The River Path

Wharves and Warehouses

Wharves were built along the big rivers, and out onto tidal foreshores to allow lighters to moor at high water and to continue loading as they settled onto the mud. Development increased throughout the 19th century, but the boom time came in the 1840s and 50s when most imports and all exports were exempt from duty - this was the time of the great building of warehouses. Mass concrete helped in the building of docks and hydraulic power worked swing bridges and cranes. In London these engineering innovations were matched by high standards of architecture of great warehouses with formal, often classical, references. In Liverpool they persist in the Doric colonnades of Albert Dock. Different docks dealt with different goods from spices to sugar, wool to grain, and some had a long history in human misery - Bristol and the slave trade, St Katherine's Dock in London with the transportation of offenders. Trade demanded vessels, the Tyne offered coal, iron and the construction of great ships. Beside many small rivers boat building yards jostled with fishing wharves and trading posts.

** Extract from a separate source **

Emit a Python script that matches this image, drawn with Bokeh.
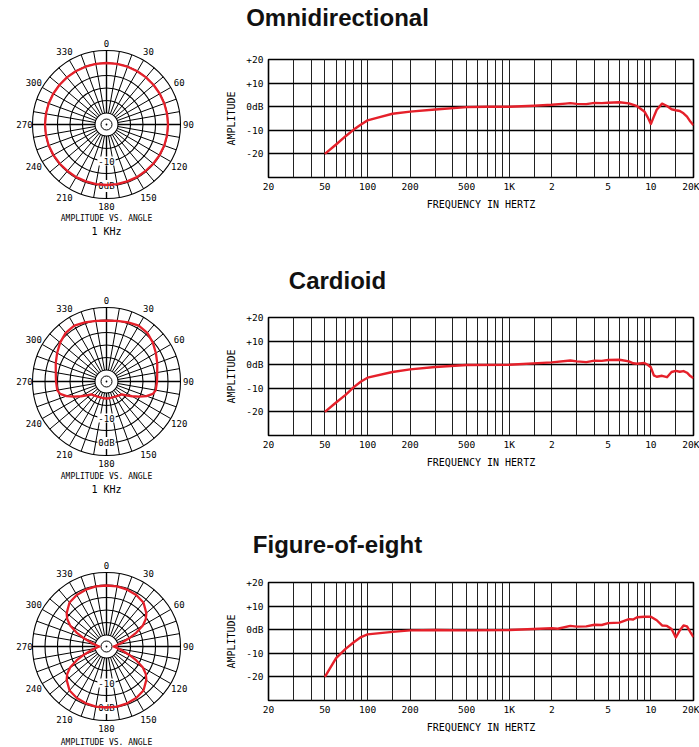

Parts of the dockland in Bristol and London still work hard, others have become recreational and living areas now, valued afresh for their position by water, and allowing people more easy access than for centuries. Some unfortunate consequences can also follow. Recent developments along the tidal Thames, for example, have encroached upon the foreshore: beaches are lost, the river profile changes, access to the edge of the river becomes private, and many people who make their living from small river-based activities find themselves priced out.

The picture above shows warehouses on Gloucester Docks.